Obsessed With Obsession
- The Source
- 2 days ago
- 4 min read

Spoilers
The theater was packed shoulder to shoulder and knee to knee when I was able to snag one ticket for myself to see Obsession. It was one of the last seats available; in a time of digital tickets it makes you think back on standing in line at the box office and letting the law of first come, first served dictate your seats. Or going to see one movie only to find it’s sold out and now you have to sit through Get Smart. Now in this distant age we select our seats as far away from others as we possibly can like we’re playing Minesweeper on Windows. But cinema is a social experience, and to see people come out in droves for Obsession was an inspiring sight for the future of film.
Curry Barker, director of Obsession, and Kane Parsons, director of Backrooms (we’ll get to you later) are all the talk of tinsel town at the moment with their two horror films eviscerating the box office. It marks a tide of internet creators venturing into film, and Hollywood beginning to take notice with their wallets. There is this wave of darkly comic modern horror first really felt with Zach Cregger’s Weapons, with his Whitest Kids U’Know comedy past echoing through the movie. Like every generation of filmmakers like the “Movie Brats” (Scorsese, DePalma, Spielberg, Coppola etc.) or the influx of 90s directors who were inspired by them (Tarantino, PTA, The Coen Brothers, etc.) every new crop of filmmakers were brought up on the movies before them and their work reflects that. When you grow up watching something you then later can play with some of those themes and tropes, subverting them or turning them on their head.
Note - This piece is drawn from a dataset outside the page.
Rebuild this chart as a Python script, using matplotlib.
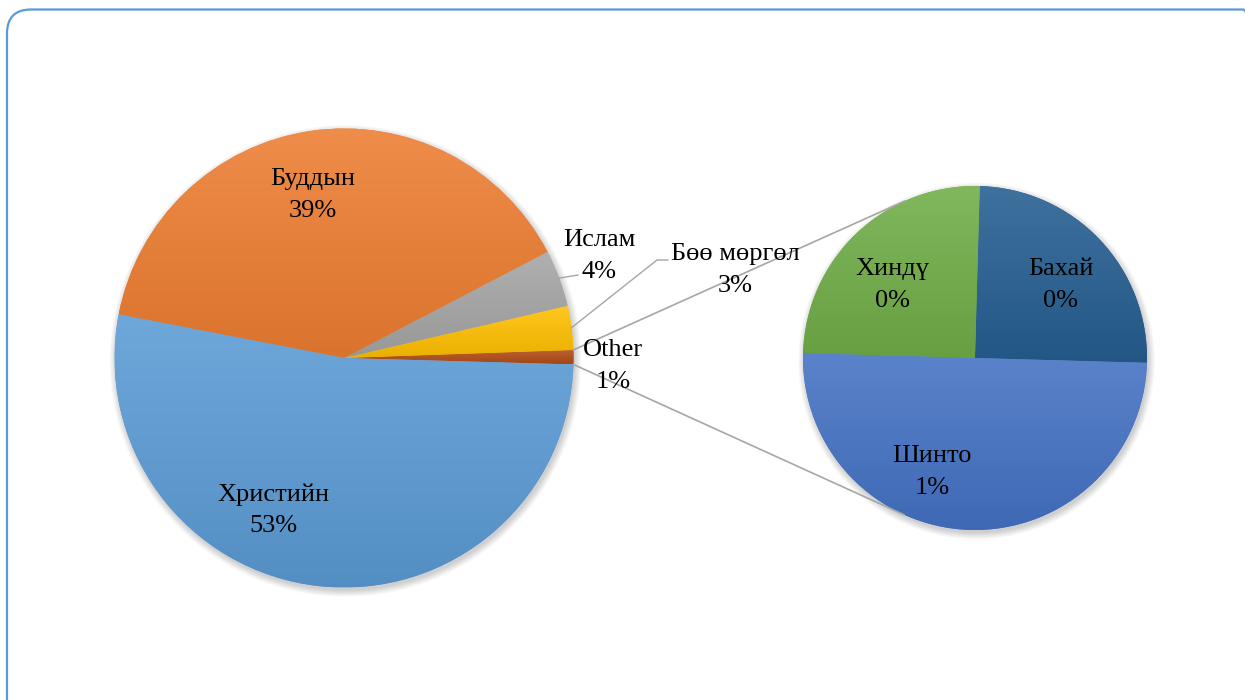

Obsession is a fun ride into the paranormal absurd, the ultimate “be careful what you wish for” cautionary tale. Gen Z’s Fatal Attraction. And just like Michael Douglas in that one, Bear here is definitely the one to blame for all the morbid hijinks and ruining multiple women’s lives in the process. And also like Michael Douglas, animals are harmed. Fellas, this here is the result of not communicating your emotions. There was a collective groan in the theater when Nikki asked Bear if he truly had feelings for her and he fumbled it in the end zone with 1 second on the clock. The moment that solidified our cat grieving, star-crossed Romeo as the villain in this story is that line, “What’s so bad about being with me?” when the real Nikki, trapped within the love demon, meekly begs for him to kill her.

This hypnotic state of “Freaky Nikki” is a unique flip of the horror villain, one you can actually sympathize as she is a prisoner in her own body. Imagine watching The Grudge and actually getting to know her (I can hear all the guys saying "I can save her"). Inde Navarrette is incredible in her manic switch between lackadaisical 20-something record store employee and uncanny wraith. And the soulless look on her face as she lays beneath Bear during “sex” is a haunting indication of non consent. And to be left with three bodies when the dust settles and the credits roll is going to be a tough one to explain down at the station. She is a tragic character indeed.
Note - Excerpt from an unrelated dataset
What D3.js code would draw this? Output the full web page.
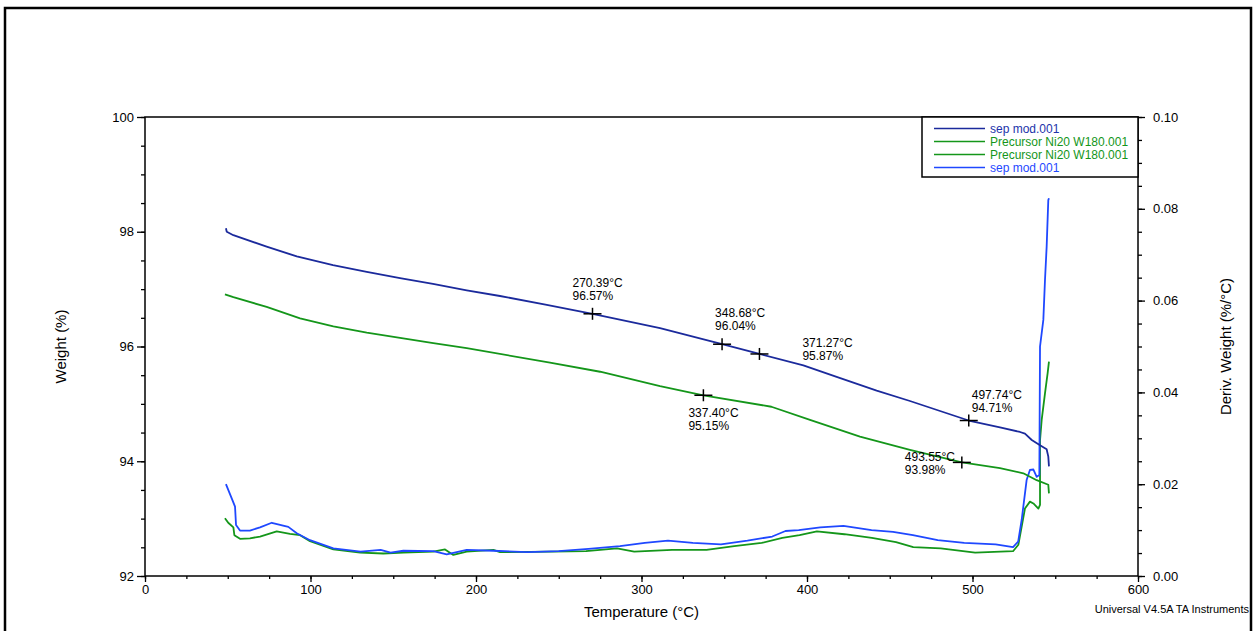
<!DOCTYPE html>
<html>
<head>
<meta charset="utf-8">
<script src="https://cdn.jsdelivr.net/npm/d3@7"></script>
<style>
  body { margin: 0; background: #fff; }
  svg { font-family: "Liberation Sans", Arial, sans-serif; }
</style>
</head>
<body>
<svg id="chart" width="1257" height="631"></svg>
<script>
// weight curves [temperature °C, weight %]
const sepWeight = [
  [48.9, 98.06], [49.4, 98.00], [53.4, 97.94], [73.5, 97.74], [91.7, 97.57],
  [113.6, 97.42], [134, 97.30], [154.1, 97.19], [174, 97.09], [194.4, 96.98],
  [214.5, 96.88], [242, 96.73], [270.4, 96.57], [311.2, 96.32], [348.7, 96.04],
  [371.3, 95.87], [397.8, 95.67], [417.9, 95.47], [442.1, 95.23], [462.2, 95.05],
  [497.7, 94.71], [516.6, 94.59], [528.7, 94.51], [531.7, 94.48], [535.8, 94.37],
  [540.8, 94.28], [544.8, 94.21], [545.8, 94.08], [546.2, 93.91]
];
const precWeight = [
  [48.3, 96.91], [53.4, 96.86], [73.5, 96.69], [93.7, 96.49], [113.8, 96.35],
  [134, 96.24], [154.1, 96.15], [174.2, 96.06], [194.4, 95.97], [244.7, 95.72],
  [275, 95.56], [311.2, 95.31], [337.4, 95.15], [378.5, 94.95], [401.8, 94.72],
  [432, 94.43], [462.2, 94.20], [493.6, 93.98], [516.6, 93.88], [530.7, 93.79],
  [538.8, 93.67], [545.8, 93.59], [546.2, 93.44]
];

// derivative curves [temperature °C, %/°C]
const sepDeriv = [
  [48.9, 0.0200], [52.4, 0.0169], [54.4, 0.0151], [55.0, 0.0111], [57.4, 0.0099],
  [63.4, 0.0099], [69.5, 0.0106], [76.6, 0.0116], [86.6, 0.0107], [91.7, 0.0093],
  [99.7, 0.0078], [113.8, 0.0060], [130.3, 0.0053], [142.4, 0.0057], [148.4, 0.0051],
  [156.1, 0.0055], [174.2, 0.0054], [182.3, 0.0047], [194.4, 0.0057], [210.5, 0.0055],
  [231, 0.0052], [250, 0.0054], [268, 0.0059], [287, 0.0065], [302, 0.0072],
  [316, 0.0077], [331, 0.0072], [348, 0.0069], [364, 0.0077], [379, 0.0086],
  [387, 0.0098], [395, 0.0100], [408, 0.0106], [422, 0.0109], [439, 0.0100],
  [452, 0.0096], [464, 0.0089], [479, 0.0078], [495, 0.0072], [514, 0.0069],
  [524.5, 0.0063], [527.6, 0.0075], [529.7, 0.0122], [532.7, 0.0209], [534.7, 0.0231],
  [536.8, 0.0232], [538.8, 0.0216], [540.4, 0.0220], [540.8, 0.0500], [542.8, 0.0558],
  [543.8, 0.0645], [544.8, 0.0717], [545.8, 0.0819], [546.2, 0.0823]
];
const precDeriv = [
  [48.3, 0.0126], [50.3, 0.0116], [53.4, 0.0106], [54, 0.0089], [57.4, 0.0081],
  [63.4, 0.0082], [69.5, 0.0086], [79.6, 0.0097], [87.6, 0.0092], [93.7, 0.0089],
  [99.7, 0.0076], [113.8, 0.0058], [130, 0.0051], [144, 0.0049], [156.1, 0.0051],
  [174.2, 0.0053], [181.3, 0.0058], [186.3, 0.0046], [194.4, 0.0053], [210.5, 0.0057],
  [214.5, 0.0052], [245.7, 0.0053], [266.5, 0.0054], [285.2, 0.0060], [295.6, 0.0053],
  [318.5, 0.0057], [339.3, 0.0057], [356, 0.0065], [372.6, 0.0072], [385.1, 0.0083],
  [395.5, 0.0089], [406, 0.0097], [422.6, 0.0091], [439.2, 0.0083], [453.8, 0.0074],
  [464.2, 0.0063], [480.8, 0.0060], [501.6, 0.0051], [524.5, 0.0054], [527.7, 0.0068],
  [531.7, 0.0147], [534.7, 0.0162], [536.8, 0.0158], [539.8, 0.0147], [540.8, 0.0155],
  [540.8, 0.0296], [541.8, 0.0340], [543.8, 0.0398], [545.4, 0.0442], [546.2, 0.0467]
];

// annotated points on the weight curves
const marks = [
  { t: 270.39, w: 96.57 },
  { t: 348.68, w: 96.04 },
  { t: 371.27, w: 95.87 },
  { t: 337.40, w: 95.15 },
  { t: 497.74, w: 94.71 },
  { t: 493.55, w: 93.98 }
];
// label offsets from each cross (px)
const markLabelOffset = [[-20, -27], [-7, -27], [43, -7], [-15, 22], [3, -22], [-57, -1]];

const legendNames = ["sep mod.001", "Precursor Ni20 W180.001", "Precursor Ni20 W180.001", "sep mod.001"];
const weightTicks = [92, 94, 96, 98, 100];
const derivTicks = [0, 0.02, 0.04, 0.06, 0.08, 0.10];
const tempTicks = [0, 100, 200, 300, 400, 500, 600];

const colDark = "#1b2a9c", colGreen = "#14961a", colBlue = "#1f48ff";

const svg = d3.select("#chart");
const L = 145, R = 1138, T = 117, B = 576;

// outer frame
svg.append("rect").attr("x", 5).attr("y", 8).attr("width", 1246).attr("height", 640)
  .attr("fill", "none").attr("stroke", "#000").attr("stroke-width", 2.5);

const x = d3.scaleLinear().domain([0, 600]).range([L, R]);
const y = d3.scaleLinear().domain([92, 100]).range([B, T]);
const y2 = d3.scaleLinear().domain([0, 0.10]).range([B, T]);

function styleAxis(g) {
  g.select(".domain").remove();
  g.selectAll("line").attr("stroke", "#000").attr("stroke-width", 1.3);
  g.selectAll("text").attr("font-size", 13).attr("fill", "#000")
    .attr("font-family", '"Liberation Sans", Arial, sans-serif');
}

// minor ticks
svg.append("g").attr("transform", `translate(${L},0)`)
  .call(d3.axisLeft(y).tickValues(d3.range(92, 100.01, 0.5)).tickSize(4).tickFormat(""))
  .call(styleAxis);
svg.append("g").attr("transform", `translate(${R},0)`)
  .call(d3.axisRight(y2).tickValues(d3.range(0, 0.1001, 0.005)).tickSize(4).tickFormat(""))
  .call(styleAxis);
svg.append("g").attr("transform", `translate(0,${B})`)
  .call(d3.axisBottom(x).tickValues(d3.range(0, 601, 25)).tickSize(3).tickFormat(""))
  .call(styleAxis);

// major ticks
svg.append("g").attr("transform", `translate(${L},0)`)
  .call(d3.axisLeft(y).tickValues(weightTicks).tickSize(8).tickPadding(3).tickFormat(d3.format("d")))
  .call(styleAxis);
svg.append("g").attr("transform", `translate(${R},0)`)
  .call(d3.axisRight(y2).tickValues(derivTicks).tickSize(7).tickPadding(8).tickFormat(d3.format(".2f")))
  .call(styleAxis);
svg.append("g").attr("transform", `translate(0,${B})`)
  .call(d3.axisBottom(x).tickValues(tempTicks).tickSize(6).tickPadding(3).tickFormat(d3.format("d")))
  .call(styleAxis);

// plot box
svg.append("rect").attr("x", L).attr("y", T).attr("width", R - L).attr("height", B - T)
  .attr("fill", "none").attr("stroke", "#000").attr("stroke-width", 1.5);

// curves
const lineW = d3.line().x(d => x(d[0])).y(d => y(d[1]));
const lineD = d3.line().x(d => x(d[0])).y(d => y2(d[1]));

[[precDeriv, lineD, colGreen], [sepDeriv, lineD, colBlue],
 [precWeight, lineW, colGreen], [sepWeight, lineW, colDark]].forEach(([data, gen, c]) => {
  svg.append("path").datum(data).attr("d", gen)
    .attr("fill", "none").attr("stroke", c).attr("stroke-width", 1.8)
    .attr("stroke-linejoin", "round");
});

// crosses and labels
marks.forEach((m, i) => {
  const cx = x(m.t), cy = y(m.w);
  svg.append("line").attr("x1", cx - 9).attr("x2", cx + 9).attr("y1", cy).attr("y2", cy)
    .attr("stroke", "#000").attr("stroke-width", 1.5);
  svg.append("line").attr("x1", cx).attr("x2", cx).attr("y1", cy - 6).attr("y2", cy + 6)
    .attr("stroke", "#000").attr("stroke-width", 1.5);
  const [dx, dy] = markLabelOffset[i];
  const t = svg.append("text").attr("font-size", 12).attr("fill", "#000");
  t.append("tspan").attr("x", cx + dx).attr("y", cy + dy).text(m.t.toFixed(2) + "°C");
  t.append("tspan").attr("x", cx + dx).attr("y", cy + dy + 13).text(m.w.toFixed(2) + "%");
});

// legend
const legCols = [colDark, colGreen, colGreen, colBlue];
const legTextCols = ["#2233aa", colGreen, colGreen, colBlue];
svg.append("rect").attr("x", 922).attr("y", T).attr("width", R - 922).attr("height", 60)
  .attr("fill", "#fff").attr("stroke", "#000").attr("stroke-width", 1.5);
legendNames.forEach((n, i) => {
  const ly = 128.5 + i * 13;
  svg.append("line").attr("x1", 934).attr("x2", 985).attr("y1", ly).attr("y2", ly)
    .attr("stroke", legCols[i]).attr("stroke-width", 1.3);
  svg.append("text").attr("x", 990).attr("y", ly + 4.5).attr("font-size", 12)
    .attr("fill", legTextCols[i]).text(n);
});

// titles
svg.append("text").attr("x", (L + R) / 2).attr("y", 617).attr("text-anchor", "middle")
  .attr("font-size", 15).text("Temperature (°C)");
svg.append("text").attr("transform", `translate(66,${(T + B) / 2}) rotate(-90)`)
  .attr("text-anchor", "middle").attr("font-size", 15).text("Weight (%)");
svg.append("text").attr("transform", `translate(1231,${(T + B) / 2}) rotate(-90)`)
  .attr("text-anchor", "middle").attr("font-size", 15).text("Deriv. Weight (%/°C)");
svg.append("text").attr("x", 1249).attr("y", 613).attr("text-anchor", "end")
  .attr("font-size", 11).text("Universal V4.5A TA Instruments");
</script>
</body>
</html>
For a movie that doesn’t rely on jump scares and rather creates genuine tension through great pacing and cinematography, there is one perfectly executed jump scare when Nikki comes crashing out of frame into the car window and batters poor Sarah’s face into a brick. Even though at this point you are aware of the supernatural abilities that Nikki possesses and are waiting for the other shoe to fall after Bear anxiously sneaks out of bed, the scene lures you into a false sense of security with the music, the framing, and all the telling signs of a romantic embrace. For a split second you forget where you are, you’re warm and safe. And then that glass crashes and you let out an audible “OH SHIT!” in the theater. Well done.
The ending felt expected but necessary. When speaking to the operator on the One Wish Willow hotline who informs Bear the only way to break the wish is to die or have someone make a contradicting wish, suicide became apparent as the only way this character could atone for the mess he's created. This whole exchange on the phone is excellent, feeling like a direct line to Limbo or Purgatory, with director Curry Barker voicing the representative with this casual aloofness that is both unsettling and sardonic, like a minimum wage employee at the front desk of hell. And the screams of Nikki being conferenced into the phone call makes you wonder more about the laws governing the dark magic of this universe.
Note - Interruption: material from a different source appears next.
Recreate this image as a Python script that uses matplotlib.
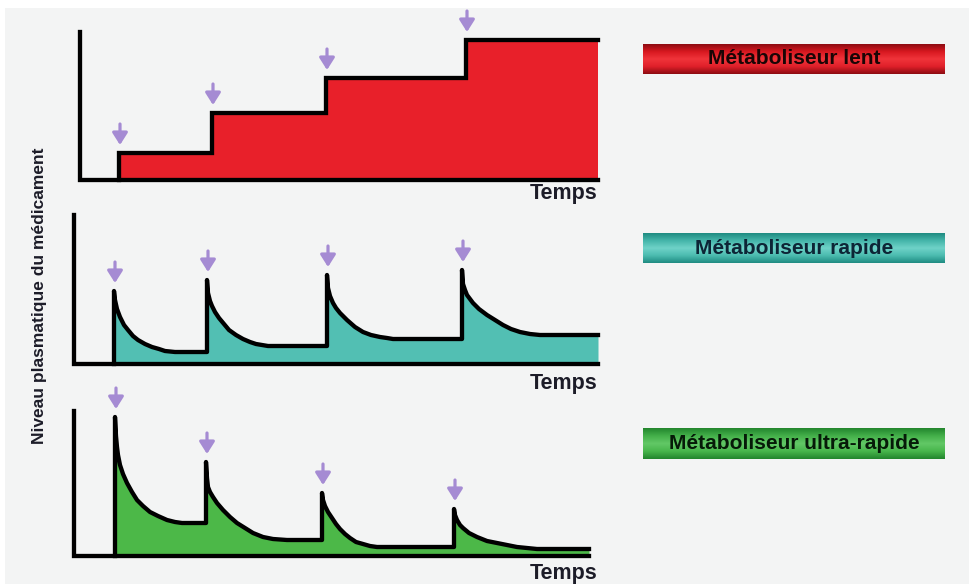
import numpy as np
import matplotlib
matplotlib.use("Agg")
import matplotlib.pyplot as plt
from matplotlib.colors import LinearSegmentedColormap

# --- data (time units and levels) ---
lent_doses = [39, 132, 246, 386]
lent_levels = [27, 67, 102, 140]
lent_end = 518

# fast metaboliser: dose times, then time after dose / level for each decay
rap_doses = [40, 133, 253, 388]
rap_dt = [
    [0, 1, 3, 6, 10, 14, 19, 24, 31, 38, 45, 51, 61],
    [0, 1, 3, 5, 8, 12, 17, 22, 29, 36, 43, 49, 55, 61],
    [0, 1, 3, 6, 9, 13, 20, 28, 36, 44, 53, 60, 66],
    [0, 1, 3, 5, 8, 11, 17, 25, 33, 41, 49, 58, 68, 78],
]
rap_lv = [
    [73, 64, 55, 47, 39, 34, 28, 24, 20, 17, 15, 13, 12],
    [84, 71, 63, 58, 52, 46, 40, 34, 29, 25, 22, 20, 19, 18],
    [89, 76, 68, 61, 56, 51, 44, 37, 32, 29, 27, 26, 25],
    [94, 80, 74, 69, 65, 61, 55, 49, 44, 39, 35, 32, 30, 29],
]
rap_end = 524

# ultra-fast metaboliser
ultra_doses = [41, 132, 248, 380]
ultra_dt = [
    [0, 1, 2, 3, 5, 8, 12, 17, 22, 28, 35, 43, 52, 60, 67],
    [0, 1, 2, 4, 7, 11, 17, 24, 31, 39, 47, 57, 67, 81],
    [0, 1, 3, 6, 10, 14, 18, 23, 28, 34, 41, 48, 55],
    [0, 1, 3, 6, 9, 15, 23, 33, 43, 53, 63, 73, 83],
]
ultra_lv = [
    [139, 120, 109, 101, 91, 82, 73, 64, 56, 50, 44, 40, 36, 34, 33],
    [94, 78, 69, 64, 59, 53, 46, 39, 33, 28, 23, 19, 17, 16],
    [63, 56, 50, 44, 38, 32, 27, 22, 18, 14, 12, 10, 9],
    [47, 41, 36, 31, 28, 23, 19, 15, 13, 11, 9, 8, 7],
]
ultra_end = 515

labels = ["Métaboliseur lent", "Métaboliseur rapide", "Métaboliseur ultra-rapide"]
xlabel = "Temps"
ylabel = "Niveau plasmatique du médicament"

RED = "#e8202a"
TEAL = "#52bfb3"
GREEN = "#4cb848"
ARROW = "#a58bd3"
INK = "#1c1c28"
BG = "#f3f4f4"

W, H = 970, 584
plt.rcParams["font.family"] = ["Liberation Sans", "DejaVu Sans"]

fig = plt.figure(figsize=(W / 100, H / 100), dpi=100)
fig.patch.set_facecolor("white")
bg = fig.add_axes([5 / W, 0, 1, 1 - 8 / H])
bg.set_axis_off()
bg.add_patch(plt.Rectangle((0, 0), 1, 1, color=BG, transform=bg.transAxes))


def panel(x0, base, h):
    ax = fig.add_axes([x0 / W, 1 - base / H, 560 / W, h / H])
    ax.set_xlim(0, 560)
    ax.set_ylim(0, h)
    ax.set_axis_off()
    return ax


def arrow(ax, t, peak, gap=8, length=21):
    ax.annotate("", xy=(t + 1, peak + gap), xytext=(t + 1, peak + gap + length),
                arrowprops=dict(arrowstyle="-|>,head_length=0.6,head_width=0.38",
                                color=ARROW, lw=2.3, shrinkA=0, shrinkB=0,
                                mutation_scale=12),
                annotation_clip=False)


def axes_lines(ax, h, end):
    ax.plot([0, 0, end], [h, 0, 0], color="black", lw=3.1,
            solid_joinstyle="miter", solid_capstyle="projecting", zorder=4, clip_on=False)


def temps(ax, x, dy):
    ax.text(x, -dy, xlabel, ha="right", va="center", fontsize=15.5,
            fontweight="bold", color=INK, clip_on=False)


# top panel: slow metaboliser (steps)
ax1 = panel(80, 180, 148)
xs = [lent_doses[0]]
ys = [0]
for i, (t, lv) in enumerate(zip(lent_doses, lent_levels)):
    nxt = lent_doses[i + 1] if i + 1 < len(lent_doses) else lent_end
    xs += [t, nxt]
    ys += [lv, lv]
ax1.fill_between(xs, ys, 0, color=RED, lw=0, zorder=2)
ax1.plot(xs, ys, color="black", lw=3.1, solid_joinstyle="miter", zorder=3, clip_on=False)
axes_lines(ax1, 148, lent_end)
for t, lv in zip(lent_doses, lent_levels):
    arrow(ax1, t, lv)
temps(ax1, lent_end, 13)


def decay_panel(ax, doses, dts, lvs, end, color, h):
    xs = [doses[0]]
    ys = [0]
    for i, (t0, dt, lv) in enumerate(zip(doses, dts, lvs)):
        nxt = doses[i + 1] if i + 1 < len(doses) else end
        xs += [t0 + d for d in dt] + [nxt]
        ys += list(lv) + [lv[-1]]
    ax.fill_between(xs, ys, 0, color=color, lw=0, zorder=2)
    ax.plot(xs, ys, color="black", lw=3.1, solid_joinstyle="round", zorder=3, clip_on=False)
    axes_lines(ax, h, end)
    for t0, lv in zip(doses, lvs):
        arrow(ax, t0, lv[0])


ax2 = panel(74, 364, 149)
decay_panel(ax2, rap_doses, rap_dt, rap_lv, rap_end, TEAL, 149)
temps(ax2, 524, 19)

ax3 = panel(74, 556, 145)
decay_panel(ax3, ultra_doses, ultra_dt, ultra_lv, ultra_end, GREEN, 145)
temps(ax3, 524, 17)

fig.text(40 / W, 1 - 296 / H, ylabel, rotation=90, ha="center", va="center",
         fontsize=12.5, fontweight="bold", color=INK)

# legend boxes with a soft vertical gradient
boxes = [(44, 74, ["#8e0c12", "#d81820", "#f0343a", "#e0202a", "#8e0c12"], "#1a0505"),
         (233, 263, ["#1f8c82", "#45b5aa", "#6fd2c8", "#4cbcb0", "#1f8c82"], "#0d2536"),
         (428, 459, ["#23862e", "#44b04a", "#62c866", "#48b64c", "#23862e"], "#061a08")]
for (y0, y1, cols, tc), lab in zip(boxes, labels):
    bx = fig.add_axes([643 / W, 1 - y1 / H, (945 - 643) / W, (y1 - y0) / H])
    cmap = LinearSegmentedColormap.from_list("g", cols)
    grad = np.linspace(0, 1, 60).reshape(-1, 1)
    bx.imshow(grad, aspect="auto", cmap=cmap, extent=(0, 1, 0, 1))
    bx.set_axis_off()
    bx.text(0.5, 0.5, lab, ha="center", va="center", fontsize=15,
            fontweight="bold", color=tc, transform=bx.transAxes)

fig.savefig("out.png", dpi=100, facecolor=fig.get_facecolor())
While I have you here there’s just one little continuity error that I could not ignore; when Bear walks into the living room and kneels down to talk to Nikki who’s sitting on the couch before turning to leave for work and noticing the door has been duct taped shut, he enters from the left side of the room, and would clearly see what she did to the door at the very least out of his peripheral if not just plainly seeing it before having 3 minutes of dialogue with her. Is this a nitpick? Sure. But I just can't not notice.
Obsession takes a great absurd scenario and places it in an ordinary group of young friends, and with the black humor mixed in it hits closer to home to this target audience. The stinging awkwardness of social interactions is the preamble before the violence and the horror kicks off. The most fun ride at the dark carnival this summer.
Now we just need that Almost Friday movie.